None of the Roosevelts, least of all Theodore himself, could have foreseen how shattered he would be by the premature loss of his father. “He was everything to me.” For a while, it seemed as if the youth could not survive without him. Like a fledgling shoved too soon from the bough, he tumbled nakedly through the air; some of his diary entries are not so much expressions of sorrow as squawks of fright.

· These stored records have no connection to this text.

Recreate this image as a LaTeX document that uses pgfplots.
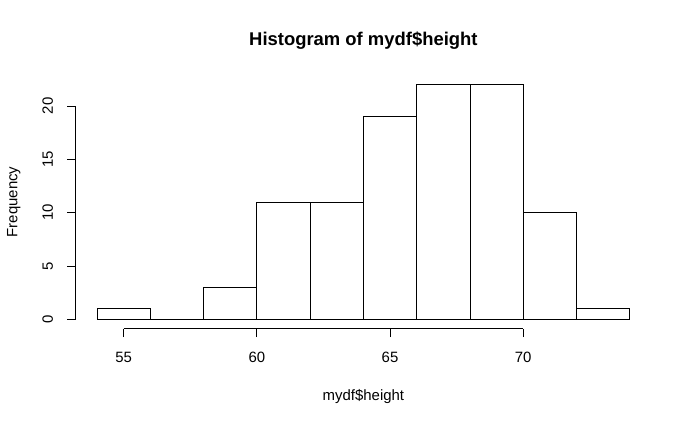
\documentclass[border=0pt]{standalone}
\usepackage{fontspec}
\setmainfont{Liberation Sans}
\usepackage{pgfplots}
\pgfplotsset{compat=1.18}
\begin{document}
\begin{tikzpicture}
\path[use as bounding box] (-75.8bp,-94.3bp) rectangle (614.2bp,328.7bp);
\begin{axis}[
  at={(0,0)}, anchor=south west,
  scale only axis, width=575.2bp, height=253.5bp,
  xmin=53.2, xmax=74.8, ymin=-0.88, ymax=22.88,
  clip=false,
  axis line style={draw=none},
  xtick={55,60,65,70}, ytick={0,5,10,15,20},
  xtick pos=bottom, ytick pos=left,
  tick align=outside,
  major tick length=8.3bp,
  tick style={black, line width=0.8bp},
  /pgf/number format/assume math mode=true,
  ticklabel style={font=\fontsize{15}{18}\selectfont},
  xticklabel style={anchor=base},
  xticklabel shift={25bp},
  yticklabel style={rotate=90, anchor=base},
  yticklabel shift={14.6bp},
  title={Histogram of mydf\$height},
  title style={font=\bfseries\fontsize{18.5}{22}\selectfont, at={(axis description cs:0.5,1.0947)}, anchor=base, inner sep=0pt},
  xlabel={mydf\$height},
  xlabel style={font=\fontsize{15}{18}\selectfont, at={(axis description cs:0.5,-0.28126)}, anchor=base, inner sep=0pt},
  ylabel={Frequency},
  ylabel style={font=\fontsize{15}{18}\selectfont, at={(axis description cs:-0.10153,0.5)}, anchor=base, inner sep=0pt},
]
\addplot[ybar interval, draw=black, fill=white, line width=0.8bp] coordinates {
(54,1) (56,0) (58,3) (60,11) (62,11) (64,19) (66,22) (68,22) (70,10) (72,1) (74,1)
};
\draw[black, line width=0.8bp] (axis cs:55,-0.88) -- (axis cs:70,-0.88);
\draw[black, line width=0.8bp] (axis cs:53.2,0) -- (axis cs:53.2,20);
\end{axis}
\end{tikzpicture}
\end{document}
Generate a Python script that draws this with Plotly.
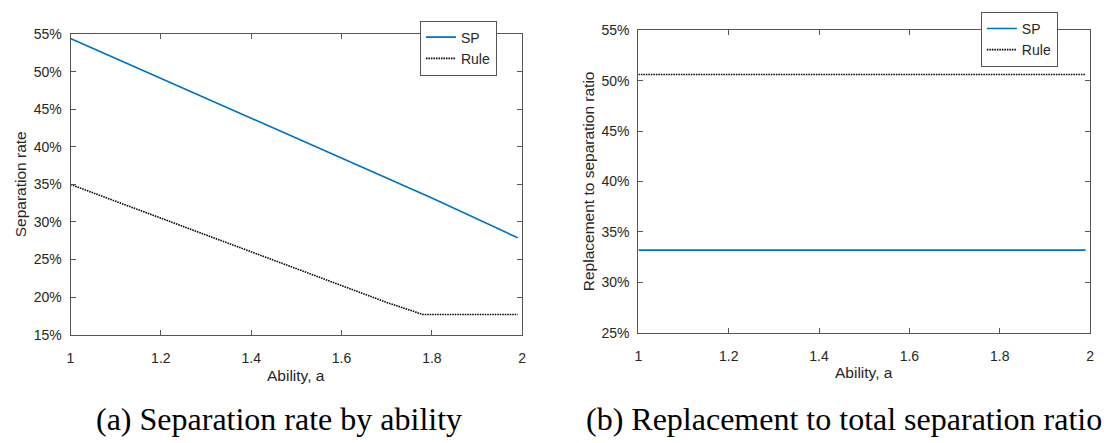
import plotly.graph_objects as go

# ---------------- data ----------------
ability_a_sp = [1.0, 1.2, 1.4, 1.6, 1.8, 1.99]
sep_rate_sp = [54.4, 49.1, 43.8, 38.5, 33.2, 27.9]

ability_a_rule = [1.0, 1.2, 1.4, 1.6, 1.7, 1.75, 1.78, 1.99]
sep_rate_rule = [35.0, 30.5, 26.0, 21.5, 19.3, 18.3, 17.7, 17.7]

ability_b = [1.0, 1.99]
ratio_sp = [33.2, 33.2]
ratio_rule = [50.6, 50.6]

x_ticks = [1, 1.2, 1.4, 1.6, 1.8, 2]
x_ticklabels = ["1", "1.2", "1.4", "1.6", "1.8", "2"]
y_ticks_a = [15, 20, 25, 30, 35, 40, 45, 50, 55]
y_ticklabels_a = ["15%", "20%", "25%", "30%", "35%", "40%", "45%", "50%", "55%"]
y_ticks_b = [25, 30, 35, 40, 45, 50, 55]
y_ticklabels_b = ["25%", "30%", "35%", "40%", "45%", "50%", "55%"]

# ---------------- layout helpers ----------------
W, H = 1104, 443
def px(x):
    return x / W
def py(y):
    return 1 - y / H

BLUE = "#0072BD"
AXC = "#555555"
TXT = "#262626"
SANS = "Liberation Sans, Arial, sans-serif"
SERIF = "Liberation Serif, Times New Roman, serif"

fig = go.Figure()

fig.add_trace(go.Scatter(x=ability_a_sp, y=sep_rate_sp, mode="lines", name="SP",
                         line=dict(color=BLUE, width=1.6), xaxis="x", yaxis="y",
                         legend="legend"))
fig.add_trace(go.Scatter(x=ability_a_rule, y=sep_rate_rule, mode="lines", name="Rule",
                         line=dict(color="black", width=1.6, dash="1.5px,1px"),
                         xaxis="x", yaxis="y", legend="legend"))
fig.add_trace(go.Scatter(x=ability_b, y=ratio_sp, mode="lines", name="SP",
                         line=dict(color=BLUE, width=1.6), xaxis="x2", yaxis="y2",
                         legend="legend2"))
fig.add_trace(go.Scatter(x=ability_b, y=ratio_rule, mode="lines", name="Rule",
                         line=dict(color="black", width=1.6, dash="1.5px,1px"),
                         xaxis="x2", yaxis="y2", legend="legend2"))

axis_common = dict(showline=True, linecolor=AXC, linewidth=1, mirror="ticks",
                   ticks="inside", ticklen=5, tickcolor=AXC, showgrid=False,
                   zeroline=False, tickfont=dict(family=SANS, size=14, color=TXT))

fig.update_layout(
    width=W, height=H,
    margin=dict(l=0, r=0, t=0, b=0),
    paper_bgcolor="white", plot_bgcolor="white",
    xaxis=dict(domain=[px(67), px(522)], range=[1, 2], tickvals=x_ticks,
               ticktext=x_ticklabels, anchor="y", ticklabelstandoff=10, **axis_common),
    yaxis=dict(domain=[py(339), py(27)], range=[15, 55], tickvals=y_ticks_a,
               ticktext=y_ticklabels_a, anchor="x", ticklabelstandoff=5, **axis_common),
    xaxis2=dict(domain=[px(639), px(1094)], range=[1, 2], tickvals=x_ticks,
                ticktext=x_ticklabels, anchor="y2", ticklabelstandoff=10, **axis_common),
    yaxis2=dict(domain=[py(337), py(23)], range=[25, 55], tickvals=y_ticks_b,
                ticktext=y_ticklabels_b, anchor="x2", ticklabelstandoff=5, **axis_common),
    legend=dict(x=px(419), y=py(13), xanchor="left", yanchor="top",
                bgcolor="white", bordercolor=AXC, borderwidth=1,
                font=dict(family=SANS, size=14, color=TXT),
                tracegroupgap=0, itemwidth=30),
    legend2=dict(x=px(984), y=py(4), xanchor="left", yanchor="top",
                 bgcolor="white", bordercolor=AXC, borderwidth=1,
                 font=dict(family=SANS, size=14, color=TXT),
                 tracegroupgap=0, itemwidth=30),
    showlegend=True,
)

annots = [
    dict(text="Separation rate", x=px(17), y=py(183), textangle=-90,
         font=dict(family=SANS, size=15.5, color=TXT)),
    dict(text="Replacement to separation ratio", x=px(589), y=py(180), textangle=-90,
         font=dict(family=SANS, size=15.5, color=TXT)),
    dict(text="Ability, a", x=px(294.5), y=py(381),
         font=dict(family=SANS, size=15.5, color=TXT)),
    dict(text="Ability, a", x=px(866.5), y=py(378),
         font=dict(family=SANS, size=15.5, color=TXT)),
    dict(text="(a) Separation rate by ability", x=px(277), y=py(426),
         font=dict(family=SERIF, size=32, color="black")),
    dict(text="(b) Replacement to total separation ratio", x=px(584), y=py(426),
         xanchor="left", font=dict(family=SERIF, size=32, color="black")),
]
for a in annots:
    a.setdefault("xanchor", "center")
    a.update(xref="paper", yref="paper", yanchor="middle", showarrow=False)
    fig.add_annotation(**a)

fig.write_html("out.html")
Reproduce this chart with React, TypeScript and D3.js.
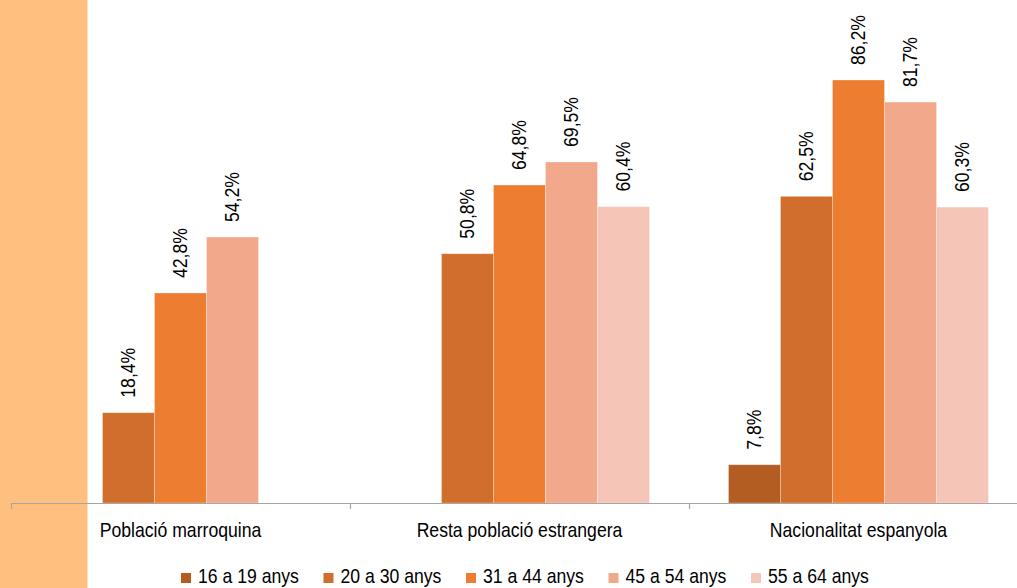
import React from "react";
import * as d3 from "d3";

const categories = ["Població marroquina", "Resta població estrangera", "Nacionalitat espanyola"];
const series = ["16 a 19 anys", "20 a 30 anys", "31 a 44 anys", "45 a 54 anys", "55 a 64 anys"];
const values16_19: (number | null)[] = [null, null, 7.8];
const values20_30: (number | null)[] = [18.4, 50.8, 62.5];
const values31_44: (number | null)[] = [42.8, 64.8, 86.2];
const values45_54: (number | null)[] = [54.2, 69.5, 81.7];
const values55_64: (number | null)[] = [null, 60.4, 60.3];
const seriesValues = [values16_19, values20_30, values31_44, values45_54, values55_64];
const colors = ["#B45D23", "#D16E2B", "#ED7D31", "#F1A88B", "#F5C6B8"];

const W = 1017;
const H = 588;
const FONT = "'Liberation Sans', Arial, sans-serif";
const FS = 20.5;
const SX = 0.86;

export default function App() {
  const x0 = d3.scaleBand<string>().domain(categories).range([11, 1028]).paddingInner(0).paddingOuter(0);
  const groupW = 260;
  const x1 = d3.scaleBand<string>().domain(series).range([0, groupW]).padding(0);
  const y = d3.scaleLinear().domain([0, 100]).range([503, 12.3]);
  const fmt = (v: number) => v.toFixed(1).replace(".", ",") + "%";

  const ticks = [...categories.map((c) => x0(c)!), x0(categories[2])! + x0.bandwidth()];

  return (
    <div style={{ position: "fixed", left: 0, top: 0 }}>
      <svg width={W} height={H} style={{ display: "block", fontFamily: FONT }}>
        <rect x={0} y={0} width={W} height={H} fill="#ffffff" />
        <rect x={0} y={0} width={87.5} height={H} fill="#FFBF7F" />
        {categories.map((c, ci) => {
          const gx = x0(c)! + (x0.bandwidth() - groupW) / 2;
          return (
            <g key={c}>
              {series.map((s, si) => {
                const v = seriesValues[si][ci];
                if (v == null) return null;
                const bx = gx + x1(s)!;
                const bw = x1.bandwidth();
                const cx = bx + bw / 2;
                const ty = y(v) - 15;
                return (
                  <g key={s}>
                    <rect x={bx} y={y(v)} width={bw} height={y(0) - y(v)} fill={colors[si]} stroke="#ffffff" strokeOpacity={0.35} strokeWidth={0.8} />
                    <text
                      transform={`translate(${cx},${ty}) rotate(-90) scale(${SX},1)`}
                      textAnchor="start"
                      dominantBaseline="central"
                      fontSize={FS}
                      fill="#000"
                    >
                      {fmt(v)}
                    </text>
                  </g>
                );
              })}
              <text
                transform={`translate(${x0(c)! + x0.bandwidth() / 2},537) scale(${SX},1)`}
                textAnchor="middle"
                fontSize={FS}
                fill="#000"
              >
                {c}
              </text>
            </g>
          );
        })}
        <line x1={11} x2={W} y1={503.5} y2={503.5} stroke="#A6A6A6" strokeWidth={1.2} />
        {ticks.map((t, i) => (
          <line key={i} x1={Math.round(t) + 0.5} x2={Math.round(t) + 0.5} y1={503} y2={509} stroke="#A6A6A6" strokeWidth={1.2} />
        ))}
        {series.map((s, si) => {
          const lx = 181 + si * 142.5;
          return (
            <g key={s}>
              <rect x={lx} y={573} width={10} height={10} fill={colors[si]} />
              <text transform={`translate(${lx + 17},583) scale(${SX},1)`} fontSize={FS} fill="#000">
                {s}
              </text>
            </g>
          );
        })}
      </svg>
    </div>
  );
}
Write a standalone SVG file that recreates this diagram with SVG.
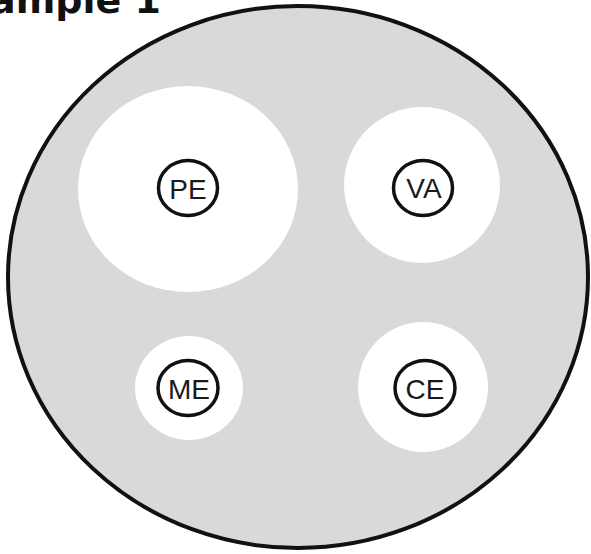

They give the impression of a sensitivity so extreme it verges on mental imbalance. For month after month Theodore pours a flood of anguish into his diary, although his letters remain determinedly cheerful. Only in private can he allow his despair to overflow, yet the effect is therapeutic. By the end of April he is able to note: “I am now getting over the first sharpness of grief.” With perhaps unconscious symbolism, he shaves off his whiskers, and in consequence is “endlessly chaffed by the boys.” On the first day of May, with the smell of spring in the air, he is surprised to find that his thoughts of Theodore Senior have suddenly become “pleasant” ones.
51

His grief, however, was by no means over. It continued to flow well into the summer, and spasmodically through the fall. Purged of terror, it became sweetened with nostalgia. Memories of his father surfaced in the form of dreams and hallucinations of almost photographic vividness. “All through the sermon,” he wrote one Sunday, “I was thinking of Father. I could see him sitting in the corner of the pew as distinctly as if he were alive, in the same dear old attitude, with his funny little ‘warlike curl’, and his beloved face. Oh, I feel so sad when I think of the word ‘never.’ ”
52

Never—
it was the word he had repeated over and over again in his childhood diaries, when longing for the unrecoverable past. Inevitably, his earliest and most poignant memory floated up: “I remember so well how, years ago, when I was a weak, asthmatic child, he used to walk up and down with me in his arms for hours together, night after night, and oh, how my heart pains me when I think that I never was able to do anything for him in his last illness!”
53

This, of course, was not his fault—early news of Theodore Senior’s relapse had actually been withheld from him so as not to affect his studies—but it did not stop him reproaching himself, often in tones of bitter self-contempt. “I often feel badly that such a wonderful man as Father should have had a son of so little worth as I am.… How little use I am, or ever shall be in the world … I realize more and more every day that I am as much inferior to Father morally and mentally as physically.”
54

After the terror and the nostalgia, it was desire that eventually healed him. Longing for the man who had been his best friend in life was translated into an even more desperate longing to be worthy of him in death. “How I wish I could ever do something to keep up his name!”
55
In this ambition he would succeed so well that the name of Theodore Roosevelt would one day become the most famous in the world; ironically its very luster would obliterate the memory of its original bearer. But the large, kindly spirit of Theodore Senior hovered always over the shoulder of his son.

“Years afterward,” Corinne recalled, “when the college boy of 1878 was entering upon his duties as President of the United States, he told me frequently that he never took any serious step or made any vital decision for his country without thinking first what position his father would have taken on the question.”